## Objective
Skip all pictures, then print the remaining material exactly.

## Records for the exercise
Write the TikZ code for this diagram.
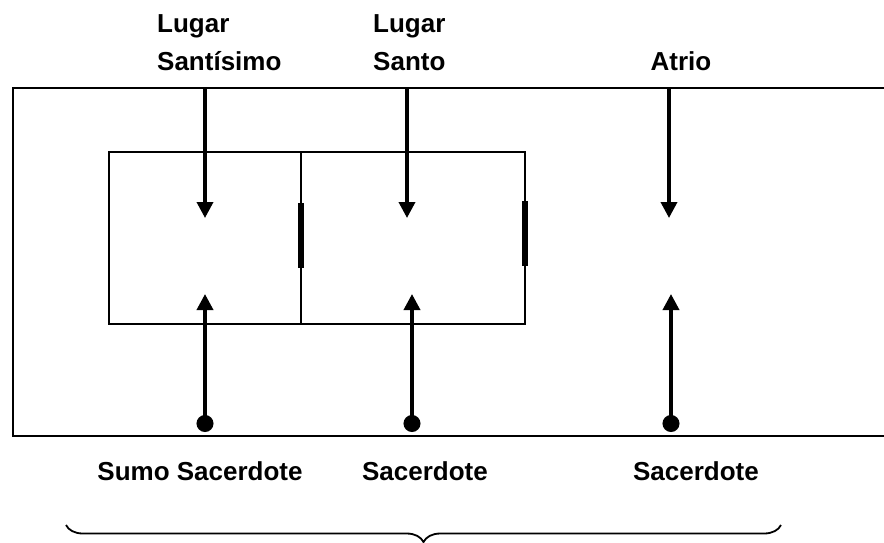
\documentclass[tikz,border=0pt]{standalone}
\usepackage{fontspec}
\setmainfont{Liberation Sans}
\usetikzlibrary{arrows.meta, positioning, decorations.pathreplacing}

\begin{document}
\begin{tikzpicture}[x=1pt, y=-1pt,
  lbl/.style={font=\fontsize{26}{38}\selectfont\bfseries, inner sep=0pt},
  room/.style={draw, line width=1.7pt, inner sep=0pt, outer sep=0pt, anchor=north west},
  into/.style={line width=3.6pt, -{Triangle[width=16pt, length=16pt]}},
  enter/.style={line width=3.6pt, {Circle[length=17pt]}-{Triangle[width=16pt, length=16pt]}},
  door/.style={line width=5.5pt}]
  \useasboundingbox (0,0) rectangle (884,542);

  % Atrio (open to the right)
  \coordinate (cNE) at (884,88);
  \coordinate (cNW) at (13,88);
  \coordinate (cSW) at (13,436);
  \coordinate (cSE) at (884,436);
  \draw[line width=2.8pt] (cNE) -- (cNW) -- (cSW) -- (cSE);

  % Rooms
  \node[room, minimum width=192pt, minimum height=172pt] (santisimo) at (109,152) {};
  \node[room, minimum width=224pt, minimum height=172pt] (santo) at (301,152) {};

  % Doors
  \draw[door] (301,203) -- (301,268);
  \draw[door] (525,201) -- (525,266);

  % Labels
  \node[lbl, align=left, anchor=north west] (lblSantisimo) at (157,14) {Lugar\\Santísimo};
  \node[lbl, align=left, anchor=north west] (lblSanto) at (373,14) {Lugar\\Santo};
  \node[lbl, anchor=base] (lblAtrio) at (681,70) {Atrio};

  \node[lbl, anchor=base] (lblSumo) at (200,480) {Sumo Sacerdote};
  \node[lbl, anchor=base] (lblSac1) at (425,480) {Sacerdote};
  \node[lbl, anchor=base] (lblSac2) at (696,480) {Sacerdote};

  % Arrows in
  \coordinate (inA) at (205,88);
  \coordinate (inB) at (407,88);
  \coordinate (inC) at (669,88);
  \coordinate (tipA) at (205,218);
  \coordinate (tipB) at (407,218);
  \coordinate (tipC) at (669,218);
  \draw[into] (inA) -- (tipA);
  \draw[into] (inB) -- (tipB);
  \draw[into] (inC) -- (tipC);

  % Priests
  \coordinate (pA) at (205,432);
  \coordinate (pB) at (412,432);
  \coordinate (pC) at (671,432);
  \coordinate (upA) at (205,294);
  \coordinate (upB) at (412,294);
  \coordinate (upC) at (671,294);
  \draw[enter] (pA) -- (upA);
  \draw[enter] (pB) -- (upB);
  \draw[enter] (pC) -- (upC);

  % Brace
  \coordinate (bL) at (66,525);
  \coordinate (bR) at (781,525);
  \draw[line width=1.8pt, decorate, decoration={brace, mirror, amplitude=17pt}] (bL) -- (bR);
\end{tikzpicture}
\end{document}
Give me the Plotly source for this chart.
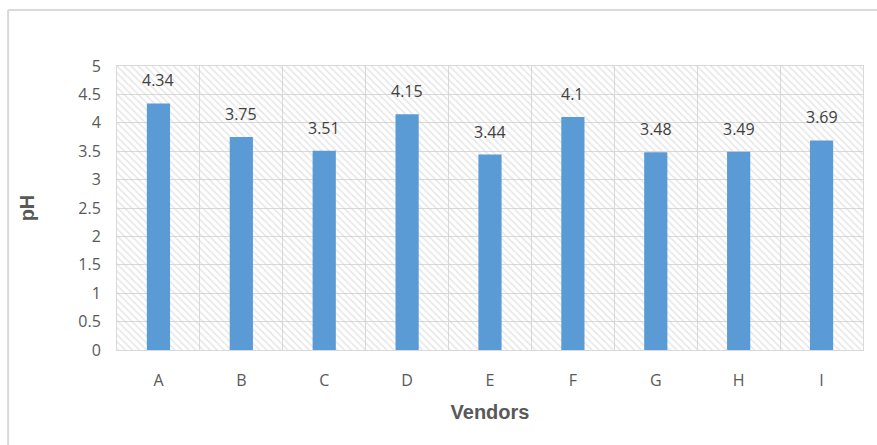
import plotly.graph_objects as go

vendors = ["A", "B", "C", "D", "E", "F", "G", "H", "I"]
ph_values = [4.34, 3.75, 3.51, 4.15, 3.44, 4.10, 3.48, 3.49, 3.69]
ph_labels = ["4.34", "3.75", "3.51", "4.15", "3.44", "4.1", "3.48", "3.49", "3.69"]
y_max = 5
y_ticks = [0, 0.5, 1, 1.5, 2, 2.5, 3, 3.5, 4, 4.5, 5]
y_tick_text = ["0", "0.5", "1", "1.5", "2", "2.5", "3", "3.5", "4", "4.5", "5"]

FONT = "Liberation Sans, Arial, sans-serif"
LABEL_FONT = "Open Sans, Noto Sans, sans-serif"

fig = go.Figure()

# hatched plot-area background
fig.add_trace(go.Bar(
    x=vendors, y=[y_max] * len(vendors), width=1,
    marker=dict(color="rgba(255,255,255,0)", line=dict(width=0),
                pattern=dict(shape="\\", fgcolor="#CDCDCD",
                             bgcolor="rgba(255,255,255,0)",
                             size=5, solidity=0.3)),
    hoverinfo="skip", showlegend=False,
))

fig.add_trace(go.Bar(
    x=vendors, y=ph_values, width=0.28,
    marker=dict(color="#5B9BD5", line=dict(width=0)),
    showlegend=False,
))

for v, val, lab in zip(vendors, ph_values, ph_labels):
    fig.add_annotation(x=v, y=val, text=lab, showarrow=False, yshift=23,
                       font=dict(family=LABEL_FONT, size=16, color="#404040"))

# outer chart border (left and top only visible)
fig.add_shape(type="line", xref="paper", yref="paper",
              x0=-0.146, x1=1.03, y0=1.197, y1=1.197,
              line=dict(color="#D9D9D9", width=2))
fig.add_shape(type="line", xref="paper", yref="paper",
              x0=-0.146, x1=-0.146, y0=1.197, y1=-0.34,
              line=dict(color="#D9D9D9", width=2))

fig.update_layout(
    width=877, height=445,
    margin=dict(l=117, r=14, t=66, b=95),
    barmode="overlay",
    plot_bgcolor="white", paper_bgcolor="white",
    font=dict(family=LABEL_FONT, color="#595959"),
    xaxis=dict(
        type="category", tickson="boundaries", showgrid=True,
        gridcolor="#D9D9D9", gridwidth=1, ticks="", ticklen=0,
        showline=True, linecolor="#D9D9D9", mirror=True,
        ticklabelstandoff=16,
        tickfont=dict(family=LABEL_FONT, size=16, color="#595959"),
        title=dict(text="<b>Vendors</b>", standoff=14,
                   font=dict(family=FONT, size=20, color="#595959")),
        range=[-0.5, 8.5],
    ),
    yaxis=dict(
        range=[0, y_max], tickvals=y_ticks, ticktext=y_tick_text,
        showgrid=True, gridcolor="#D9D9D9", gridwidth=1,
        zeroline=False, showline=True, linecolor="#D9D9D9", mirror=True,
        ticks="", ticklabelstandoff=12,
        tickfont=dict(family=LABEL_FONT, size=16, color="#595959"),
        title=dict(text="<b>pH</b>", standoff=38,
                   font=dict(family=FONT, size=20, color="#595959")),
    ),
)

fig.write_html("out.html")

## Correct output
Write the TikZ code for this diagram.
\documentclass[tikz,border=0pt]{standalone}
\usepackage{fontspec}
\setmainfont{Liberation Sans}
\usetikzlibrary{arrows.meta, positioning, decorations.pathreplacing}

\begin{document}
\begin{tikzpicture}[x=1pt, y=-1pt,
  lbl/.style={font=\fontsize{26}{38}\selectfont\bfseries, inner sep=0pt},
  room/.style={draw, line width=1.7pt, inner sep=0pt, outer sep=0pt, anchor=north west},
  into/.style={line width=3.6pt, -{Triangle[width=16pt, length=16pt]}},
  enter/.style={line width=3.6pt, {Circle[length=17pt]}-{Triangle[width=16pt, length=16pt]}},
  door/.style={line width=5.5pt}]
  \useasboundingbox (0,0) rectangle (884,542);

  % Atrio (open to the right)
  \coordinate (cNE) at (884,88);
  \coordinate (cNW) at (13,88);
  \coordinate (cSW) at (13,436);
  \coordinate (cSE) at (884,436);
  \draw[line width=2.8pt] (cNE) -- (cNW) -- (cSW) -- (cSE);

  % Rooms
  \node[room, minimum width=192pt, minimum height=172pt] (santisimo) at (109,152) {};
  \node[room, minimum width=224pt, minimum height=172pt] (santo) at (301,152) {};

  % Doors
  \draw[door] (301,203) -- (301,268);
  \draw[door] (525,201) -- (525,266);

  % Labels
  \node[lbl, align=left, anchor=north west] (lblSantisimo) at (157,14) {Lugar\\Santísimo};
  \node[lbl, align=left, anchor=north west] (lblSanto) at (373,14) {Lugar\\Santo};
  \node[lbl, anchor=base] (lblAtrio) at (681,70) {Atrio};

  \node[lbl, anchor=base] (lblSumo) at (200,480) {Sumo Sacerdote};
  \node[lbl, anchor=base] (lblSac1) at (425,480) {Sacerdote};
  \node[lbl, anchor=base] (lblSac2) at (696,480) {Sacerdote};

  % Arrows in
  \coordinate (inA) at (205,88);
  \coordinate (inB) at (407,88);
  \coordinate (inC) at (669,88);
  \coordinate (tipA) at (205,218);
  \coordinate (tipB) at (407,218);
  \coordinate (tipC) at (669,218);
  \draw[into] (inA) -- (tipA);
  \draw[into] (inB) -- (tipB);
  \draw[into] (inC) -- (tipC);

  % Priests
  \coordinate (pA) at (205,432);
  \coordinate (pB) at (412,432);
  \coordinate (pC) at (671,432);
  \coordinate (upA) at (205,294);
  \coordinate (upB) at (412,294);
  \coordinate (upC) at (671,294);
  \draw[enter] (pA) -- (upA);
  \draw[enter] (pB) -- (upB);
  \draw[enter] (pC) -- (upC);

  % Brace
  \coordinate (bL) at (66,525);
  \coordinate (bR) at (781,525);
  \draw[line width=1.8pt, decorate, decoration={brace, mirror, amplitude=17pt}] (bL) -- (bR);
\end{tikzpicture}
\end{document}
Give me the Plotly source for this chart.
import plotly.graph_objects as go

vendors = ["A", "B", "C", "D", "E", "F", "G", "H", "I"]
ph_values = [4.34, 3.75, 3.51, 4.15, 3.44, 4.10, 3.48, 3.49, 3.69]
ph_labels = ["4.34", "3.75", "3.51", "4.15", "3.44", "4.1", "3.48", "3.49", "3.69"]
y_max = 5
y_ticks = [0, 0.5, 1, 1.5, 2, 2.5, 3, 3.5, 4, 4.5, 5]
y_tick_text = ["0", "0.5", "1", "1.5", "2", "2.5", "3", "3.5", "4", "4.5", "5"]

FONT = "Liberation Sans, Arial, sans-serif"
LABEL_FONT = "Open Sans, Noto Sans, sans-serif"

fig = go.Figure()

# hatched plot-area background
fig.add_trace(go.Bar(
    x=vendors, y=[y_max] * len(vendors), width=1,
    marker=dict(color="rgba(255,255,255,0)", line=dict(width=0),
                pattern=dict(shape="\\", fgcolor="#CDCDCD",
                             bgcolor="rgba(255,255,255,0)",
                             size=5, solidity=0.3)),
    hoverinfo="skip", showlegend=False,
))

fig.add_trace(go.Bar(
    x=vendors, y=ph_values, width=0.28,
    marker=dict(color="#5B9BD5", line=dict(width=0)),
    showlegend=False,
))

for v, val, lab in zip(vendors, ph_values, ph_labels):
    fig.add_annotation(x=v, y=val, text=lab, showarrow=False, yshift=23,
                       font=dict(family=LABEL_FONT, size=16, color="#404040"))

# outer chart border (left and top only visible)
fig.add_shape(type="line", xref="paper", yref="paper",
              x0=-0.146, x1=1.03, y0=1.197, y1=1.197,
              line=dict(color="#D9D9D9", width=2))
fig.add_shape(type="line", xref="paper", yref="paper",
              x0=-0.146, x1=-0.146, y0=1.197, y1=-0.34,
              line=dict(color="#D9D9D9", width=2))

fig.update_layout(
    width=877, height=445,
    margin=dict(l=117, r=14, t=66, b=95),
    barmode="overlay",
    plot_bgcolor="white", paper_bgcolor="white",
    font=dict(family=LABEL_FONT, color="#595959"),
    xaxis=dict(
        type="category", tickson="boundaries", showgrid=True,
        gridcolor="#D9D9D9", gridwidth=1, ticks="", ticklen=0,
        showline=True, linecolor="#D9D9D9", mirror=True,
        ticklabelstandoff=16,
        tickfont=dict(family=LABEL_FONT, size=16, color="#595959"),
        title=dict(text="<b>Vendors</b>", standoff=14,
                   font=dict(family=FONT, size=20, color="#595959")),
        range=[-0.5, 8.5],
    ),
    yaxis=dict(
        range=[0, y_max], tickvals=y_ticks, ticktext=y_tick_text,
        showgrid=True, gridcolor="#D9D9D9", gridwidth=1,
        zeroline=False, showline=True, linecolor="#D9D9D9", mirror=True,
        ticks="", ticklabelstandoff=12,
        tickfont=dict(family=LABEL_FONT, size=16, color="#595959"),
        title=dict(text="<b>pH</b>", standoff=38,
                   font=dict(family=FONT, size=20, color="#595959")),
    ),
)

fig.write_html("out.html")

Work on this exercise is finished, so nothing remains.